YOUR INSTRUCTIONS: Retype, exactly as they stand, the lines from the start of the data to the line that contains "from matplotlib.lines import Line2D", both ends included. Leave the pictures out.

INFORMATION SHOWN:
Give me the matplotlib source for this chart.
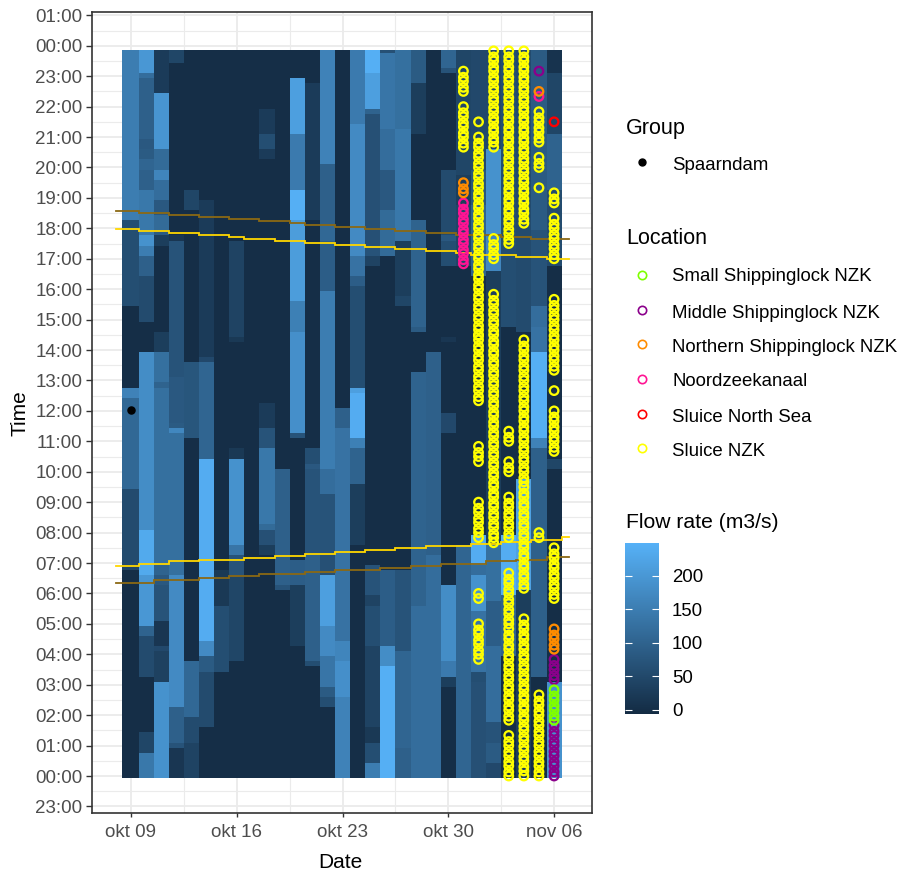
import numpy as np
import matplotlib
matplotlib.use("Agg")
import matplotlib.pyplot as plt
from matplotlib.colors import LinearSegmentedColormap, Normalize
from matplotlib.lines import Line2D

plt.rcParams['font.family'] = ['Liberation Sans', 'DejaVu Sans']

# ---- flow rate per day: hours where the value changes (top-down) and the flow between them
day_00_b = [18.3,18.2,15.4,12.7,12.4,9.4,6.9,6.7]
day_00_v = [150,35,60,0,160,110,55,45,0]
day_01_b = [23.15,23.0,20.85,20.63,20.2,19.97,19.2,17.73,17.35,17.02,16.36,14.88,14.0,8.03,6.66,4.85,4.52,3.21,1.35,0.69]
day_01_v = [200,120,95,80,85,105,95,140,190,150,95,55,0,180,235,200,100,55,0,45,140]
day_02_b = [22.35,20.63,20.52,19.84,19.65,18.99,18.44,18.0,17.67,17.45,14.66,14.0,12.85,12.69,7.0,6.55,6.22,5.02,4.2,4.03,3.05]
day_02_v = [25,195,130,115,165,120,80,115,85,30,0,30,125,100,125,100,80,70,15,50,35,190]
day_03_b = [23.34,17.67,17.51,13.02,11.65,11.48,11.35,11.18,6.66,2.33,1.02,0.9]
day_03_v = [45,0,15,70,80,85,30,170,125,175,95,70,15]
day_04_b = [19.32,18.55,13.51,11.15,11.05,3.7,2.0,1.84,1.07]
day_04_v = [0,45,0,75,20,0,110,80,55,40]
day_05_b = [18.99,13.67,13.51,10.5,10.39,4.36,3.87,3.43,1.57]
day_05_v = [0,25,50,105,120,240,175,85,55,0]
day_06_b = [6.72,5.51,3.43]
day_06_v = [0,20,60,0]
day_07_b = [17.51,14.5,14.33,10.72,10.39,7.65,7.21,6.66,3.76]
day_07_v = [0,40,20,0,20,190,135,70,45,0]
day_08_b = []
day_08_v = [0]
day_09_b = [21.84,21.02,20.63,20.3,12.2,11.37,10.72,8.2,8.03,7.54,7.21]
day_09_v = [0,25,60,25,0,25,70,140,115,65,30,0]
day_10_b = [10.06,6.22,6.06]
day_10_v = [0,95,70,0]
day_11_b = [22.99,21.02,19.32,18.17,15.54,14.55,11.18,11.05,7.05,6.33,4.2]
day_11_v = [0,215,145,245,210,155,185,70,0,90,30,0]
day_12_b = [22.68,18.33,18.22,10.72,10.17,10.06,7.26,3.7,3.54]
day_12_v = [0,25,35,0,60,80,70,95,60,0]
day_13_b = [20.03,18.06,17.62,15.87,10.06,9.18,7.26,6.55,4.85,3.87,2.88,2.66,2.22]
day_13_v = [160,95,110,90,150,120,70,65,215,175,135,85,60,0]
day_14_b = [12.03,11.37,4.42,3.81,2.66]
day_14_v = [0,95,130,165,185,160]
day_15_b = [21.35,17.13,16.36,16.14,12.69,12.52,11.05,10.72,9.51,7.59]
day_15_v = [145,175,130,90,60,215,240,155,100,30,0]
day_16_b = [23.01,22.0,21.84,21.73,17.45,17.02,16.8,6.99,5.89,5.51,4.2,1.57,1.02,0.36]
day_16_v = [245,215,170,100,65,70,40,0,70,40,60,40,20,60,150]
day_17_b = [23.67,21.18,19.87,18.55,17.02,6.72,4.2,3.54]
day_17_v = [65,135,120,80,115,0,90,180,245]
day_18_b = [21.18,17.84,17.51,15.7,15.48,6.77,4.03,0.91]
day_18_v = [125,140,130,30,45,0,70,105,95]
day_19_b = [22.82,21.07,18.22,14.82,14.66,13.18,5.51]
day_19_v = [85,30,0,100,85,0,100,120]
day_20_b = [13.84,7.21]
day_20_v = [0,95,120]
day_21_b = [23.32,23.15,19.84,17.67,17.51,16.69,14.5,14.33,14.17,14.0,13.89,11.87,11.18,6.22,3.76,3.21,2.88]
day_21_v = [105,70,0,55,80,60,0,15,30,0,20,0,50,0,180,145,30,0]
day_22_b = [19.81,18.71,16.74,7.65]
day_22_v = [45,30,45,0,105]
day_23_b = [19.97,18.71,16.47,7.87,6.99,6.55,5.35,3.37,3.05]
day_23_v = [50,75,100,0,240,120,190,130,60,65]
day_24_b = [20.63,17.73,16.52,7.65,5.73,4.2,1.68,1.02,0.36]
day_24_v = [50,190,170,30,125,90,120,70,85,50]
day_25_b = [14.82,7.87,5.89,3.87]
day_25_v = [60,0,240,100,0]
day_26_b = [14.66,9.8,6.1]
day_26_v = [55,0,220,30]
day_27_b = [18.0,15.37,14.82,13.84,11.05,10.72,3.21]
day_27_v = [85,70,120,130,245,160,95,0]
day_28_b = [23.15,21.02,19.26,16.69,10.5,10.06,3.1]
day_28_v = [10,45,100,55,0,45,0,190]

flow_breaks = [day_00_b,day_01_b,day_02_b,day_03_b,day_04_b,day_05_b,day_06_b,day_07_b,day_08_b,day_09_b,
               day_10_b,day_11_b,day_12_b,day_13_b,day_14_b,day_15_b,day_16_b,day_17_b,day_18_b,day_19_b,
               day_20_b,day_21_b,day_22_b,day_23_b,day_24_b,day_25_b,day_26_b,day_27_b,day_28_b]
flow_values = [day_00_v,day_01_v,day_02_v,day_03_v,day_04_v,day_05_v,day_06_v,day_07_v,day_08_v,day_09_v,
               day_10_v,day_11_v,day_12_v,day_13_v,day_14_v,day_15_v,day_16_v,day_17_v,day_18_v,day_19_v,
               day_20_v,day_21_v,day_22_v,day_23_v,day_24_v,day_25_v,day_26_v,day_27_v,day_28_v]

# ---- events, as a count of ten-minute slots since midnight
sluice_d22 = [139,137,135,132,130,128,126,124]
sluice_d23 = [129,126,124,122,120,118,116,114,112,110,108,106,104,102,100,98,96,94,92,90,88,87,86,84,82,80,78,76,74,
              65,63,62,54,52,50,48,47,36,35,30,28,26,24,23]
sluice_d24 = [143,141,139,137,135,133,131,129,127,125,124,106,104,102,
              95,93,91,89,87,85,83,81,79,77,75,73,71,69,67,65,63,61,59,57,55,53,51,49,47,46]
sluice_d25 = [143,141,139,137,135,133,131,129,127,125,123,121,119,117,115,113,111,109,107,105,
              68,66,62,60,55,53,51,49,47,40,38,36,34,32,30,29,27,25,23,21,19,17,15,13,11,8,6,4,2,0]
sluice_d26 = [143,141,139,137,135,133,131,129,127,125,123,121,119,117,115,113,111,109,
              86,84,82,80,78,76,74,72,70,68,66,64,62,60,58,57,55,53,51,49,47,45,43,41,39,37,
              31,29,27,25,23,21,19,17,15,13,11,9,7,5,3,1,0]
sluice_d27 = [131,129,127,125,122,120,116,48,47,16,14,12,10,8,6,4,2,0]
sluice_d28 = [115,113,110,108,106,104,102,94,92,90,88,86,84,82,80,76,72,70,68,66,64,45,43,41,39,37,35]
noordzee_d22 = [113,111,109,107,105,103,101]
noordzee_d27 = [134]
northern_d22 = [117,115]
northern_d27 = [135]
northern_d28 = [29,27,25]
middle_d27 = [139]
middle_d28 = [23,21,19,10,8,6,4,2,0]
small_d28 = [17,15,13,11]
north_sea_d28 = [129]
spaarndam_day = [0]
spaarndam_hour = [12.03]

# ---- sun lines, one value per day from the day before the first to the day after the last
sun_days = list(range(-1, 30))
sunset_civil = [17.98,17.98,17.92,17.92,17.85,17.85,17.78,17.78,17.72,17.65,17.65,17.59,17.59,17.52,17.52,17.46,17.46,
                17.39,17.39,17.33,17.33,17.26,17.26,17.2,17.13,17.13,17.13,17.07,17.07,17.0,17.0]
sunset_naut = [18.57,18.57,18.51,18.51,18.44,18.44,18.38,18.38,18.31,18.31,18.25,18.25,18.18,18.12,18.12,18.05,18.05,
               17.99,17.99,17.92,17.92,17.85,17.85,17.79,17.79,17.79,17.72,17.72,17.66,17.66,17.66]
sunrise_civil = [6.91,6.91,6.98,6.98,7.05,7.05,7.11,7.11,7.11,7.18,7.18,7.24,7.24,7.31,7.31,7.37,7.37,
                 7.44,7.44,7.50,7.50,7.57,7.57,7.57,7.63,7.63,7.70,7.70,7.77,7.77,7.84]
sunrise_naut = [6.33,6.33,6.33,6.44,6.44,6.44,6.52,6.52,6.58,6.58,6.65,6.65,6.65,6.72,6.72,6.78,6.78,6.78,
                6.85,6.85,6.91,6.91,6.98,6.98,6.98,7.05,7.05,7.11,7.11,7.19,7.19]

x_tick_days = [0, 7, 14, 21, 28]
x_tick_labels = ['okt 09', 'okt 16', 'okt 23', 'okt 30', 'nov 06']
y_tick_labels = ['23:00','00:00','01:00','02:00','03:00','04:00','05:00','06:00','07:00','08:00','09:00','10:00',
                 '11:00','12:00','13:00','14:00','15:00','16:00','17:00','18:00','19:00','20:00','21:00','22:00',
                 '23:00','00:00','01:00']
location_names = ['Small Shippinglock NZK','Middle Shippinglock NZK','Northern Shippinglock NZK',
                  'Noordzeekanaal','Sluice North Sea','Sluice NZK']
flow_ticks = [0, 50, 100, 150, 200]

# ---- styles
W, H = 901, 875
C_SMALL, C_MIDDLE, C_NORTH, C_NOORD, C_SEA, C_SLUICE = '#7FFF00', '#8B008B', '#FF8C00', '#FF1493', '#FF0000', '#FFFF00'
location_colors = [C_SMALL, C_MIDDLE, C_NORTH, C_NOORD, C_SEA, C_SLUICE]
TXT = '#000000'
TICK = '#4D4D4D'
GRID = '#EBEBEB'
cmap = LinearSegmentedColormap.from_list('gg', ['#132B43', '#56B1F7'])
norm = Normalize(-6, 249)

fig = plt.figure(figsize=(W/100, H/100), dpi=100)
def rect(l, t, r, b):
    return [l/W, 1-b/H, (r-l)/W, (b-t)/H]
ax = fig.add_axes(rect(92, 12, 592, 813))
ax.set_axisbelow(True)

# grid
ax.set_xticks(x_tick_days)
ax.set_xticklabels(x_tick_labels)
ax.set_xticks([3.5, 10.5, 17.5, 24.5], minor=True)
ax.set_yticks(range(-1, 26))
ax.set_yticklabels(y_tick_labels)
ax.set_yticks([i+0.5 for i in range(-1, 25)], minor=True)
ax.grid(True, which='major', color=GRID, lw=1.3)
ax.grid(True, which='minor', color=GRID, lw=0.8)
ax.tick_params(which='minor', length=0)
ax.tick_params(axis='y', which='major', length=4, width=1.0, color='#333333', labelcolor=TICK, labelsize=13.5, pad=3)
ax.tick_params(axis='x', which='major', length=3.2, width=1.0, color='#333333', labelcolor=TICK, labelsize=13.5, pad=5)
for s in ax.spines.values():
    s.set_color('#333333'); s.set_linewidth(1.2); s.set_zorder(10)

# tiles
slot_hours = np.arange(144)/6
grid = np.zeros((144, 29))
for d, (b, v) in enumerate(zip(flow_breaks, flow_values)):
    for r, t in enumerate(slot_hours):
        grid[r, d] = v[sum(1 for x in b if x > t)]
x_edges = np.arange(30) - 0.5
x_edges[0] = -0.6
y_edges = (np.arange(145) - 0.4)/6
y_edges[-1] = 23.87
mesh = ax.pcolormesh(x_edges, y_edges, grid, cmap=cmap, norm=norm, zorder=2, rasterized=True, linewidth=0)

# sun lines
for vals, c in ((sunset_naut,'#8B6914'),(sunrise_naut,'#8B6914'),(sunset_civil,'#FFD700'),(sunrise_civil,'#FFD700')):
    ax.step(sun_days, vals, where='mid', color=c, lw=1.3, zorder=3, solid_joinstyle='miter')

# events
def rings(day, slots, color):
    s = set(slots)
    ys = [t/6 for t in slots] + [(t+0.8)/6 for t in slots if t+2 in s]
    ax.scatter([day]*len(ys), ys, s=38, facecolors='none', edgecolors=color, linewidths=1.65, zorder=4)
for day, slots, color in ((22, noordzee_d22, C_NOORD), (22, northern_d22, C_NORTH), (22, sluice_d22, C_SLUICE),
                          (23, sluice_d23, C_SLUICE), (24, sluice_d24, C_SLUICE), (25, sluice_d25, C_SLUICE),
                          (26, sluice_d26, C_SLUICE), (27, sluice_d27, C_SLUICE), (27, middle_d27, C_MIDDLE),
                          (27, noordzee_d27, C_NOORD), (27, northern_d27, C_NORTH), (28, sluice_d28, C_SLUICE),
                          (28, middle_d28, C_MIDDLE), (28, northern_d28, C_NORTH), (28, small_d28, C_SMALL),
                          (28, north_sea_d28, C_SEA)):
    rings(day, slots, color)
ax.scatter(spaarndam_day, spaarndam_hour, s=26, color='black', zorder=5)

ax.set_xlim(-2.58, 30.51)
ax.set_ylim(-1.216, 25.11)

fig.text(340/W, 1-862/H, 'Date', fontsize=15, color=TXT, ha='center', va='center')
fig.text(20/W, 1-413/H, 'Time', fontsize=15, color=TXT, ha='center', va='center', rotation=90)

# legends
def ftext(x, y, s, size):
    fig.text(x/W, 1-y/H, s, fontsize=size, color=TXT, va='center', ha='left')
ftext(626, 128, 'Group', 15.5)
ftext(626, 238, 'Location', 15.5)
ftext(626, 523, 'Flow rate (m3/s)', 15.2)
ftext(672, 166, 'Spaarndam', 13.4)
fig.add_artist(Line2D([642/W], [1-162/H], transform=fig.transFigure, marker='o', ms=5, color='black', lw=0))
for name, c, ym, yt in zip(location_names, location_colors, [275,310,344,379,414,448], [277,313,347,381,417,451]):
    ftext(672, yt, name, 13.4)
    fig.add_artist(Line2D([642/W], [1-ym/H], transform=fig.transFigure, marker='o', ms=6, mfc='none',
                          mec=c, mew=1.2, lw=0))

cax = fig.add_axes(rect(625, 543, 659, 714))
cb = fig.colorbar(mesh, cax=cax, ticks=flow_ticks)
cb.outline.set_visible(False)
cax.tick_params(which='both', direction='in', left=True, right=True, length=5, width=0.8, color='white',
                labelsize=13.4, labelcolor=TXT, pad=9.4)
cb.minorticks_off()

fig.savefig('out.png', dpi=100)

TASK SOLUTION:
Give me the matplotlib source for this chart.
import numpy as np
import matplotlib
matplotlib.use("Agg")
import matplotlib.pyplot as plt
from matplotlib.colors import LinearSegmentedColormap, Normalize
from matplotlib.lines import Line2D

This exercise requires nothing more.